MLK Jr.'s brand of activism
King embodied a type of nonviolent civil disobedience founded on love, on this belief that there is something that is linking all of humankind. So there should be a kindness pushing forward for a better world, a faith in humanity but also critical of the actions of human beings that bring about injustice, so not a blind faith but an informed faith.
How today's activism is different
It's not all that different. I think that in the popular imagination there is this kind of deep difference created in terms of what activists and organizers of today are engaging in in terms of their civil disobedience and their nonviolent actions. It's put against this backdrop of what happened in the Civil Rights Movement. There are more similarities than there are differences.
How activism has evolved
We don't want to make the same mistakes. King and the rest of the organizers engaged in the Civil Rights Movement, they realized that they engaged in certain tactics, whether it was marching, sit ins, boycotts. They recognized some of their tactics were effective and there were things they could have done better. As students of the Civil Rights Movement and the black power movement following that, we recognize there are things to keep and things to leave... We take what's effective and leave what no longer serves the time.

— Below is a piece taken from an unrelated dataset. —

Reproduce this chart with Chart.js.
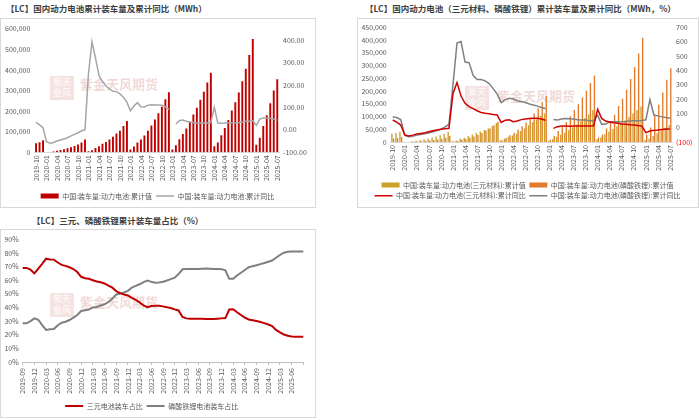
<!DOCTYPE html>
<html>
<head>
<meta charset="utf-8">
<script src="https://cdn.jsdelivr.net/npm/chart.js@4.4.1/dist/chart.umd.min.js"></script>
<style>
  body { margin: 0; width: 700px; height: 418px; background: #fff; position: relative; overflow: hidden;
         font-family: 'Noto Sans CJK SC', sans-serif; }
  .title { position: absolute; font-weight: bold; font-size: 8.5px; line-height: 12px; color: #404040; white-space: nowrap; }
  .box { position: absolute; border: 1px solid #d9d9d9; box-sizing: border-box; }
  canvas { position: absolute; }
  .wm { position: absolute; color: rgba(192, 80, 77, 0.22); font-size: 13px; font-weight: bold; white-space: nowrap; }
  .logo { position: absolute; width: 24px; height: 24px; background: rgba(192, 80, 77, 0.16);
          color: rgba(255,255,255,0.9); font-size: 9px; line-height: 11px; text-align: center; }
</style>
</head>
<body>
<div class="title" style="left:6px;top:2px;">【LC】国内动力电池累计装车量及累计同比（MWh）</div>
<div class="title" style="left:365px;top:2px;">【LC】国内动力电池（三元材料、磷酸铁锂）累计装车量及累计同比（MWh，%）</div>
<div class="title" style="left:32px;top:214px;">【LC】三元、磷酸铁锂累计装车量占比（%）</div>

<div class="box" style="left:0;top:18px;width:316px;height:190px;"></div>
<div class="box" style="left:357px;top:18px;width:342px;height:190px;"></div>
<div class="box" style="left:0;top:229px;width:316px;height:189px;"></div>

<!-- watermarks -->
<div class="logo" style="left:50px;top:76px;">紫天<br>金风</div>
<div class="wm" style="left:80px;top:74px;">紫金天风期货</div>
<div class="logo" style="left:465px;top:86px;">紫天<br>金风</div>
<div class="wm" style="left:497px;top:86px;">紫金天风期货</div>
<div class="logo" style="left:50px;top:293px;">紫天<br>金风</div>
<div class="wm" style="left:80px;top:292px;">紫金天风期货</div>

<canvas id="c1" width="315" height="195" style="left:0;top:19px;"></canvas>
<canvas id="c2" width="341" height="195" style="left:357px;top:19px;"></canvas>
<canvas id="c3" width="315" height="190" style="left:0;top:230px;"></canvas>

<script>
// month labels
function monthRange(y, m, n) {
  const out = [];
  for (let i = 0; i < n; i++) {
    const mm = (m - 1 + i) % 12 + 1;
    const yy = y + Math.floor((m - 1 + i) / 12);
    out.push(yy + '-' + String(mm).padStart(2, '0'));
  }
  return out;
}
const months = monthRange(2019, 10, 70);       // 2019-10 .. 2025-07
const shareMonths = monthRange(2019, 9, 73);   // 2019-09 .. 2025-09

// Chart 1: total power battery installs (MWh) + cumulative YoY (%)
const totalCum = [
  44000, 49000, 58000,
  null, null, 4000, 7000, 11000, 15000, 20000, 25000, 31000, 38000, 48000, 62000,
  5000, 10000, 21000, 29000, 41000, 50000, 62000, 75000, 91000, 105000, 128000, 152000,
  13000, 28000, 47000, 62000, 81000, 105000, 130000, 159000, 190000, 221000, 258000, 292000,
  13000, 34000, 63000, 89000, 115000, 148000, 183000, 216000, 255000, 294000, 339000, 386000,
  29000, 47000, 83000, 118000, 157000, 203000, 243000, 290000, 345000, 406000, 472000, 550000,
  37000, 71000, 128000, 180000, 238000, 300000, 355000
];
const totalYoY = [
  33, 22, 10,
  -53, -60, -56, -50, -45, -41, -35, -27, -20, -13, -5, 1,
  250, 392, 320, 242, 215, 195, 182, 172, 170, 160, 145, 122,
  85, 106, 121, 103, 102, 110, 112, 110, 110, 109, 102, 91,
  null, 26, 41, 44, 38, 35, 33, 30, 30, 30, 30, 32,
  100, 30, 29, 30, 32, 32, 32, 33, 35, 38, 38, 41,
  20, 48, 53, 53, 51, 47, 42
];

// Chart 2: NCM / LFP cumulative installs (MWh) + cumulative YoY (%)
const ncmCum = [
  32000, 35000, 40000,
  null, null, 3000, 5000, 8000, 11000, 14000, 18000, 22000, 26000, 32000, 39000,
  3000, 6000, 12600, 17000, 24000, 29000, 35000, 41000, 47000, 53000, 63000, 74000,
  6000, 12700, 20500, 25700, 32600, 43000, 53700, 65500, 77500, 88800, 102000, 112000,
  4300, 11200, 20200, 28300, 36600, 47100, 58000, 68300, 80300, 92900, 107800, 125000,
  11000, 18000, 30000, 40000, 50000, 62000, 73000, 85000, 98000, 112000, 125000, 139000,
  7500, 14000, 24000, 34000, 44000, 56000, 66000
];
const lfpCum = [
  14000, 16000, 20000,
  null, null, 1000, 1700, 2700, 4000, 5800, 7400, 9500, 12400, 16600, 23200,
  1900, 3900, 8400, 11700, 17000, 21200, 27300, 34900, 45000, 52700, 65300, 79300,
  7100, 15600, 26800, 36300, 48400, 61700, 75700, 92700, 111900, 132200, 156900, 180500,
  8700, 23100, 43000, 60700, 78500, 101100, 125200, 148000, 174400, 200800, 231200, 261000,
  18000, 29000, 53000, 78000, 107000, 141000, 170000, 205000, 247000, 294000, 347000, 409000,
  29500, 57000, 104000, 146000, 194000, 244000, 289000
];
const ncmYoY = [
  53, 39, 18,
  -51, -58, -52, -45, -40, -35, -28, -21, -16, -11, -7, -4,
  238, 314, 220, 170, 147, 132, 118, 106, 100, 97, 92, 88,
  36, 52, 55, 42, 46, 56, 60, 63, 65, 65, 60, 52,
  null, -5, 7, 11, 11, 10, 11, 11, 11, 11, 12, 13,
  127, 64, 46, 40, 34, 30, 26, 23, 20, 18, 15, 11,
  -35, -24, -19, -17, -13, -10, -10
];
const lfpYoY = [
  75, 71, 57,
  -54, -63, -60, -52, -47, -42, -36, -28, -20, -10, 5, 22,
  300, 590, 600, 457, 453, 365, 335, 335, 326, 307, 272, 234,
  175, 195, 205, 200, 188, 182, 175, 165, 158, 150, 140, 134,
  null, 57, 53, 60, 64, 62, 60, 55, 53, 53, 48, 48,
  87, 23, 25, 41, 41, 41, 41, 43, 46, 48, 48, 50,
  55, 195, 88, 82, 75, 70, 66
];

// Chart 3: cumulative share (%)
const ncmShare = [
  69.0, 69.0, 67.7, 65.0, 68.5, 72.0, 75.8, 75.2, 75.1, 73.0, 71.2, 70.5,
  69.5, 68.2, 66.0, 62.5, 61.5, 61.0, 60.0, 59.0, 58.5, 57.6, 56.0, 54.5,
  52.0, 50.5, 49.5, 48.8, 47.0, 45.5, 43.7, 41.5, 40.2, 41.0, 41.3, 41.2,
  40.8, 40.2, 39.6, 38.6, 37.8, 33.0, 32.0, 31.8, 31.8, 31.8, 31.7, 31.6,
  31.5, 31.6, 31.8, 32.0, 32.2, 38.5, 38.7, 36.5, 34.5, 32.5, 31.2, 30.6,
  30.0, 29.3, 28.5, 27.5, 26.3, 23.5, 21.8, 20.2, 19.3, 18.7, 18.6, 18.6,
  18.6
];
const lfpShare = [
  28.4, 28.4, 30.0, 32.0, 31.0, 27.0, 23.5, 24.0, 24.2, 27.0, 28.8, 29.5,
  30.8, 32.5, 34.5, 37.4, 38.0, 38.5, 40.0, 40.4, 41.5, 42.3, 44.0, 46.5,
  49.5, 50.2, 51.0, 52.2, 54.5, 55.8, 57.0, 58.6, 59.7, 58.8, 58.2, 58.3,
  58.9, 59.8, 60.8, 61.8, 64.5, 68.0, 68.2, 68.2, 68.3, 68.3, 68.4, 68.5,
  68.4, 68.3, 68.2, 68.1, 67.3, 61.0, 61.0, 63.5, 65.5, 67.5, 69.5, 70.3,
  71.0, 71.8, 72.6, 73.5, 74.4, 76.5, 78.5, 80.2, 80.9, 81.0, 81.0, 81.0,
  81.0
];

// shared styles
const FONT = { family: "'Noto Sans CJK SC', sans-serif", size: 7 };
const TICK_COLOR = '#595959';
const NO_GRID = { display: false, drawTicks: false };
const bySet = (a, b) => a.datasetIndex - b.datasetIndex;

function legendOpts(pad) {
  return {
    position: 'bottom',
    labels: {
      usePointStyle: true, pointStyleWidth: 18, boxHeight: 5,
      font: FONT, color: TICK_COLOR, padding: pad, sort: bySet
    }
  };
}

function monthAxis(labels, height, every, skipLast) {
  return {
    grid: NO_GRID,
    border: { color: '#d9d9d9' },
    ticks: {
      autoSkip: false, minRotation: 90, maxRotation: 90, font: FONT, color: TICK_COLOR, padding: 3,
      callback: (v, i) => (i % every === 0 && !(skipLast && i === labels.length - 1)) ? labels[i] : ''
    },
    afterFit: s => { s.height = height; }
  };
}

function valueAxis(pos, min, max, step, width, fmt, color) {
  return {
    position: pos, min: min, max: max, grid: NO_GRID, border: { display: false },
    ticks: { stepSize: step, font: FONT, color: color || TICK_COLOR, padding: 4, callback: fmt },
    afterFit: s => { s.width = width; }
  };
}

// Chart 1
new Chart(document.getElementById('c1'), {
  data: {
    labels: months,
    datasets: [
      { type: 'bar', label: '中国:装车量:动力电池:累计值', data: totalCum, backgroundColor: '#c00000',
        yAxisID: 'y', order: 2, barPercentage: 0.55, categoryPercentage: 1, pointStyle: 'rect' },
      { type: 'line', label: '中国:装车量:动力电池:累计同比', data: totalYoY, borderColor: '#a6a6a6',
        backgroundColor: '#a6a6a6', borderWidth: 1.5, pointRadius: 0, yAxisID: 'y1', order: 1, pointStyle: 'line' }
    ]
  },
  options: {
    responsive: false, animation: false,
    layout: { padding: { top: 9.7, bottom: 4.5, left: 0, right: 0 } },
    plugins: { legend: legendOpts(4), tooltip: { enabled: false } },
    scales: {
      x: monthAxis(months, 36.2, 3, false),
      y: valueAxis('left', 0, 600000, 100000, 34.3, v => v.toLocaleString('en-US')),
      y1: valueAxis('right', -100, 450, 50, 36, v => v.toFixed(2))
    }
  }
});

// Chart 2
new Chart(document.getElementById('c2'), {
  data: {
    labels: months,
    datasets: [
      { type: 'bar', label: '中国:装车量:动力电池(三元材料):累计值', data: ncmCum, backgroundColor: '#c9a227',
        yAxisID: 'y', order: 2, barPercentage: 0.85, categoryPercentage: 0.8, pointStyle: 'rect' },
      { type: 'bar', label: '中国:装车量:动力电池(磷酸铁锂):累计值', data: lfpCum, backgroundColor: '#e37b2d',
        yAxisID: 'y', order: 2, barPercentage: 0.85, categoryPercentage: 0.8, pointStyle: 'rect' },
      { type: 'line', label: '中国:装车量:动力电池(三元材料):累计同比', data: ncmYoY, borderColor: '#d00000',
        backgroundColor: '#d00000', borderWidth: 1.5, pointRadius: 0, yAxisID: 'y1', order: 1, pointStyle: 'line' },
      { type: 'line', label: '中国:装车量:动力电池(磷酸铁锂):累计同比', data: lfpYoY, borderColor: '#808080',
        backgroundColor: '#808080', borderWidth: 1.5, pointRadius: 0, yAxisID: 'y1', order: 1, pointStyle: 'line' }
    ]
  },
  options: {
    responsive: false, animation: false,
    layout: { padding: { top: 7.7, bottom: 4.8, left: 0, right: 0 } },
    plugins: { legend: legendOpts(3.7), tooltip: { enabled: false } },
    scales: {
      x: monthAxis(months, 35.8, 3, false),
      y: valueAxis('left', 0, 450000, 50000, 33.7, v => v.toLocaleString('en-US')),
      y1: valueAxis('right', -100, 700, 100, 26, v => v < 0 ? '(' + Math.abs(v) + ')' : String(v),
                    c => (c.tick && c.tick.value < 0) ? '#ff0000' : TICK_COLOR)
    }
  }
});

// Chart 3
const shareX = monthAxis(shareMonths, 36.5, 3, true);
shareX.grid = { display: true, drawOnChartArea: false, drawTicks: true, tickLength: 3,
                color: c => (c.index % 3 === 0 ? '#bfbfbf' : 'rgba(0,0,0,0)') };
shareX.border = { color: '#bfbfbf' };

new Chart(document.getElementById('c3'), {
  type: 'line',
  data: {
    labels: shareMonths,
    datasets: [
      { label: '三元电池装车占比', data: ncmShare, borderColor: '#c00000', backgroundColor: '#c00000',
        borderWidth: 2, pointRadius: 0, pointStyle: 'line' },
      { label: '磷酸铁锂电池装车占比', data: lfpShare, borderColor: '#7f7f7f', backgroundColor: '#7f7f7f',
        borderWidth: 2, pointRadius: 0, pointStyle: 'line' }
    ]
  },
  options: {
    responsive: false, animation: false,
    layout: { padding: { top: 9.3, bottom: 0.5, left: 0, right: 11.7 } },
    plugins: { legend: legendOpts(4), tooltip: { enabled: false } },
    scales: {
      x: shareX,
      y: valueAxis('left', 0, 90, 10, 22.7, v => v + '%')
    }
  }
});
</script>
</body>
</html>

What parts of MLK activism seem antiquated today
I wouldn't lean toward the tactics but the ideologies that informed who was engaging in the resistance of the time. What we have left is a type of respectability politic that sometimes and oftentimes informed the way that Civil Rights leaders went about recruiting who would be in these movements.
What I mean by that is that during the Civil Rights Movement there was an unspoken sentiment that the people would be proper representatives of the black people in this country. They would be churchgoing, Christian, straight. So we've moved away from that, realizing that specifically if we're talking about the movement for black lives that blackness is a complex thing.
What MLK Jr. would think of today's Black Lives Matter and NFL protests
I think he would be in support. There's a characterization of Dr. King as this American hero, this nonviolent American hero that was advocating love that would be shaming the resistance movements of today. The truth is that in Dr. King's time he was not lauded as an American hero. He was demonized in much of the way that a lot of the organizers of today are. He was called anti-American by a lot of people. He was a disruption, a nuisance, pushing for change that was not of the time. This is the same characterization we get in the movement for black lives, of people resisting what's happening with DACA at this particular moment in immigration, so I think King would be supportive.
How activists can balance lessons of the past but push their message forward
This idea if they could only be more like Dr. King, I think oftentimes that critique comes from those who don't really know what the ideas of Dr. King were. Something we also don't necessarily address is the way his ideology shifted toward the end of his life, the way he had more radical notions about critiquing economic systems. We don't want to address that aspect of MLK's legacy because it's less comfortable. But what we would take from King's lessons, it would be using that which was effective. We know that nonviolent civil disobedience is very effective for particular efforts.